-- Provided material start --

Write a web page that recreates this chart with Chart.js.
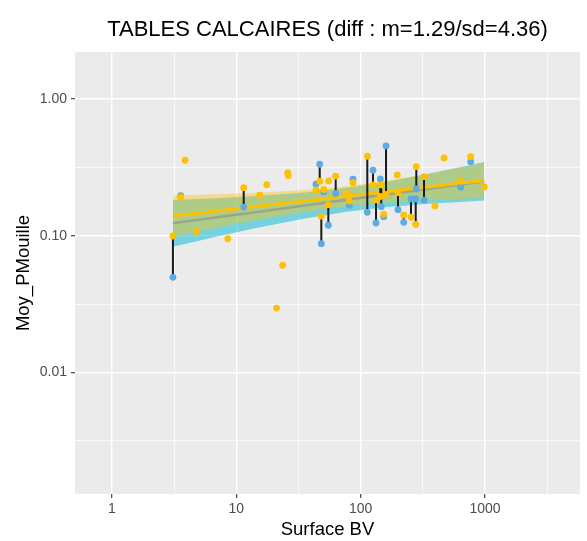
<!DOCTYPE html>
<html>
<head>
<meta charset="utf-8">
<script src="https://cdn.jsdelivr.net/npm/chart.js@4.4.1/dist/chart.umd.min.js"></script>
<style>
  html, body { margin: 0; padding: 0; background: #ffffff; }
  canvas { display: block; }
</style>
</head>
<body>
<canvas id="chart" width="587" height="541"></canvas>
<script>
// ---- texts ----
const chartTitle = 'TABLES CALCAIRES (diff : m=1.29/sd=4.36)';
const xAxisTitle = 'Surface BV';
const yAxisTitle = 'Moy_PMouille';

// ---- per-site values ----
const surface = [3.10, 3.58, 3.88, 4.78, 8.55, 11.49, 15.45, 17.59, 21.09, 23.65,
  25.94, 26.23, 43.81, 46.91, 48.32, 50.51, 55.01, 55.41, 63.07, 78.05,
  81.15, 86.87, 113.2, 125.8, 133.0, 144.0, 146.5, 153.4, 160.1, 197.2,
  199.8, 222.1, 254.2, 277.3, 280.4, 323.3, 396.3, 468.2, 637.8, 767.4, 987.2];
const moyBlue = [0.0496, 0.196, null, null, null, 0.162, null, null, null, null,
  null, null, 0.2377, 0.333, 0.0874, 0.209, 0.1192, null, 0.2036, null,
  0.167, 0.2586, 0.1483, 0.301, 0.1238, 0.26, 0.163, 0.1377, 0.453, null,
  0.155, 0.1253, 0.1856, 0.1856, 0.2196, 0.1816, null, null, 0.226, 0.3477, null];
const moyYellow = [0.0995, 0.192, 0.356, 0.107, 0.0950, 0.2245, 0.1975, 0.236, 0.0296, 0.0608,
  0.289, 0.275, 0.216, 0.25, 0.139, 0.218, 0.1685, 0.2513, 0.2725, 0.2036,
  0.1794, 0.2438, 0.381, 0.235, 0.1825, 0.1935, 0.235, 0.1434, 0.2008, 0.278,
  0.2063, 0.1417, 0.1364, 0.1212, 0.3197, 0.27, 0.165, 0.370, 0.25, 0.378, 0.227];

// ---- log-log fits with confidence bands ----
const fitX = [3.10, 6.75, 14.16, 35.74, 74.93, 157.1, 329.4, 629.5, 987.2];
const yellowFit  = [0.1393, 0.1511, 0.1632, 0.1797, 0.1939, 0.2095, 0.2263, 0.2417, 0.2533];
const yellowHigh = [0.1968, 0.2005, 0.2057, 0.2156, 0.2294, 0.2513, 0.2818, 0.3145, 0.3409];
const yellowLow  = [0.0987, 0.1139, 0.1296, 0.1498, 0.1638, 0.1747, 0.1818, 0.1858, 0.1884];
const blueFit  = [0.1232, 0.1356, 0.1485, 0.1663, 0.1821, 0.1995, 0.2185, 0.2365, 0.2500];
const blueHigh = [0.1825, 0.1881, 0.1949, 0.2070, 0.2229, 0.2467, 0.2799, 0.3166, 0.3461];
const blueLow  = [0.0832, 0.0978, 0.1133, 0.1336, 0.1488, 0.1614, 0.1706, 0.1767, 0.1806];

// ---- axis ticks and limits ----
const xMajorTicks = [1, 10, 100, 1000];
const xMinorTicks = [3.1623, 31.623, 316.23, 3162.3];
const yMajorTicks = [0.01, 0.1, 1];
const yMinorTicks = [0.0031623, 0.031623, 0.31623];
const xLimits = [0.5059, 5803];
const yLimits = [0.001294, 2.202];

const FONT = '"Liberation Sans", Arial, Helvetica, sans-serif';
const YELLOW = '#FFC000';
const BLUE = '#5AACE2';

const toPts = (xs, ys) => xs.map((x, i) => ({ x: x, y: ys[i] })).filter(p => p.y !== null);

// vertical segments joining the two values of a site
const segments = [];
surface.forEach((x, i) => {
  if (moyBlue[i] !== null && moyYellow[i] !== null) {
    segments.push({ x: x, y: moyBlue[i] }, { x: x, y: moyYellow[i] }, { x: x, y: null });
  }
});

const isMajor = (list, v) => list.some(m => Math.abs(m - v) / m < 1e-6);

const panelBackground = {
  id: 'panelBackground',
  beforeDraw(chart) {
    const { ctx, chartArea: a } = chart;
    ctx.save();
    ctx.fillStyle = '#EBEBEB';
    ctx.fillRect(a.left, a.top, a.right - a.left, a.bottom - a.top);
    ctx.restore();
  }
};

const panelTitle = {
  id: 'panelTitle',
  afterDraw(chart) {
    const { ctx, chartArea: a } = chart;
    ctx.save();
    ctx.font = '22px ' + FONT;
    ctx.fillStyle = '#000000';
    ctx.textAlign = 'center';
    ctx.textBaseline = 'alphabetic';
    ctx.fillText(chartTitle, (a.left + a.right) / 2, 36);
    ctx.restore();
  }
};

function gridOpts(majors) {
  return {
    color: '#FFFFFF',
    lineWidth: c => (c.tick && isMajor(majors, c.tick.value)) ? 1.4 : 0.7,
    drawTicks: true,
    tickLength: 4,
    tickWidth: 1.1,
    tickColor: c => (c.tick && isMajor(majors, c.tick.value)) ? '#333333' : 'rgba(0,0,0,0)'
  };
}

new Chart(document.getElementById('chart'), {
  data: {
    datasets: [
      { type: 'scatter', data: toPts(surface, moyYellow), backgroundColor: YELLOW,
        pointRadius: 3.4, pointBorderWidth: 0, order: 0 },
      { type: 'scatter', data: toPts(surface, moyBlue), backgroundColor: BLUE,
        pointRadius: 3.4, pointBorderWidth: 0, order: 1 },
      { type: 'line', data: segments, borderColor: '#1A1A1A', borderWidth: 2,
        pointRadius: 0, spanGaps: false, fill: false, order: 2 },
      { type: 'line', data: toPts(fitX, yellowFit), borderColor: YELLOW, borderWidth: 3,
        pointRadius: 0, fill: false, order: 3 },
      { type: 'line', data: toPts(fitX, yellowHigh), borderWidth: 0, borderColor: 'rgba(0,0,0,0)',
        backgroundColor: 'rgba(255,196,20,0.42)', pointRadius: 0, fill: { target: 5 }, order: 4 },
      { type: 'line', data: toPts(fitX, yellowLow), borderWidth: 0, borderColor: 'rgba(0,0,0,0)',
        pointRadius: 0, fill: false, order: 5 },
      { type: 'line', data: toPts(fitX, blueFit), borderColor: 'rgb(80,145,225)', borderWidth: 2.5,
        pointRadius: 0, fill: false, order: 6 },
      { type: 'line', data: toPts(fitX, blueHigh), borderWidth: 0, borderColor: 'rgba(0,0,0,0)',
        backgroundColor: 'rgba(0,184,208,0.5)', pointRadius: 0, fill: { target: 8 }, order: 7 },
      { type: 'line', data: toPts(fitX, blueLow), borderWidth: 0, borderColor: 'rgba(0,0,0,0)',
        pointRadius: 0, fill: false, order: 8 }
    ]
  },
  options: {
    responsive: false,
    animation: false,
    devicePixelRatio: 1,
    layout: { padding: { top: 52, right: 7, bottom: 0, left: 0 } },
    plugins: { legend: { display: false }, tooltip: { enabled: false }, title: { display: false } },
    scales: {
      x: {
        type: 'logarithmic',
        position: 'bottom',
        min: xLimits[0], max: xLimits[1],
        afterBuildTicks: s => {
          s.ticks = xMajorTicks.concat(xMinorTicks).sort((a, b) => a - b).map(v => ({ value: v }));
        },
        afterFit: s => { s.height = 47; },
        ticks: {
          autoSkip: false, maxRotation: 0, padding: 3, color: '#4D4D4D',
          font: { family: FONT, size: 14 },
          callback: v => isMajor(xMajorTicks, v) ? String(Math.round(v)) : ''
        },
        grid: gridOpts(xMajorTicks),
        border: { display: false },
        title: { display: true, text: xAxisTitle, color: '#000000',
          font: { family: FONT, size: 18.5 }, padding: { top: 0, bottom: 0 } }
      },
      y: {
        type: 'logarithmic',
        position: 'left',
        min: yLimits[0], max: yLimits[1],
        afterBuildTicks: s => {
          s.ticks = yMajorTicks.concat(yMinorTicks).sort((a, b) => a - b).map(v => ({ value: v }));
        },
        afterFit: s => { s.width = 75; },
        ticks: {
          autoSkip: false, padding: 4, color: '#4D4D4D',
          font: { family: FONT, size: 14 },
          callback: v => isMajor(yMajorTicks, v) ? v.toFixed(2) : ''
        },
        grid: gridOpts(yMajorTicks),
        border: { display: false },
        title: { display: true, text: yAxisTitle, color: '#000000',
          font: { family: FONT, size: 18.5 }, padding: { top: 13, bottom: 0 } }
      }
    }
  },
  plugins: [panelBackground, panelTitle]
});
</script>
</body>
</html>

-- Provided material end --

Set task
Would you reproduce the lines above, from the very first through the line containing "0.25, 0.378, 0.227];", exactly and without the pictures?

Correct result
Write a web page that recreates this chart with Chart.js.
<!DOCTYPE html>
<html>
<head>
<meta charset="utf-8">
<script src="https://cdn.jsdelivr.net/npm/chart.js@4.4.1/dist/chart.umd.min.js"></script>
<style>
  html, body { margin: 0; padding: 0; background: #ffffff; }
  canvas { display: block; }
</style>
</head>
<body>
<canvas id="chart" width="587" height="541"></canvas>
<script>
// ---- texts ----
const chartTitle = 'TABLES CALCAIRES (diff : m=1.29/sd=4.36)';
const xAxisTitle = 'Surface BV';
const yAxisTitle = 'Moy_PMouille';

// ---- per-site values ----
const surface = [3.10, 3.58, 3.88, 4.78, 8.55, 11.49, 15.45, 17.59, 21.09, 23.65,
  25.94, 26.23, 43.81, 46.91, 48.32, 50.51, 55.01, 55.41, 63.07, 78.05,
  81.15, 86.87, 113.2, 125.8, 133.0, 144.0, 146.5, 153.4, 160.1, 197.2,
  199.8, 222.1, 254.2, 277.3, 280.4, 323.3, 396.3, 468.2, 637.8, 767.4, 987.2];
const moyBlue = [0.0496, 0.196, null, null, null, 0.162, null, null, null, null,
  null, null, 0.2377, 0.333, 0.0874, 0.209, 0.1192, null, 0.2036, null,
  0.167, 0.2586, 0.1483, 0.301, 0.1238, 0.26, 0.163, 0.1377, 0.453, null,
  0.155, 0.1253, 0.1856, 0.1856, 0.2196, 0.1816, null, null, 0.226, 0.3477, null];
const moyYellow = [0.0995, 0.192, 0.356, 0.107, 0.0950, 0.2245, 0.1975, 0.236, 0.0296, 0.0608,
  0.289, 0.275, 0.216, 0.25, 0.139, 0.218, 0.1685, 0.2513, 0.2725, 0.2036,
  0.1794, 0.2438, 0.381, 0.235, 0.1825, 0.1935, 0.235, 0.1434, 0.2008, 0.278,
  0.2063, 0.1417, 0.1364, 0.1212, 0.3197, 0.27, 0.165, 0.370, 0.25, 0.378, 0.227];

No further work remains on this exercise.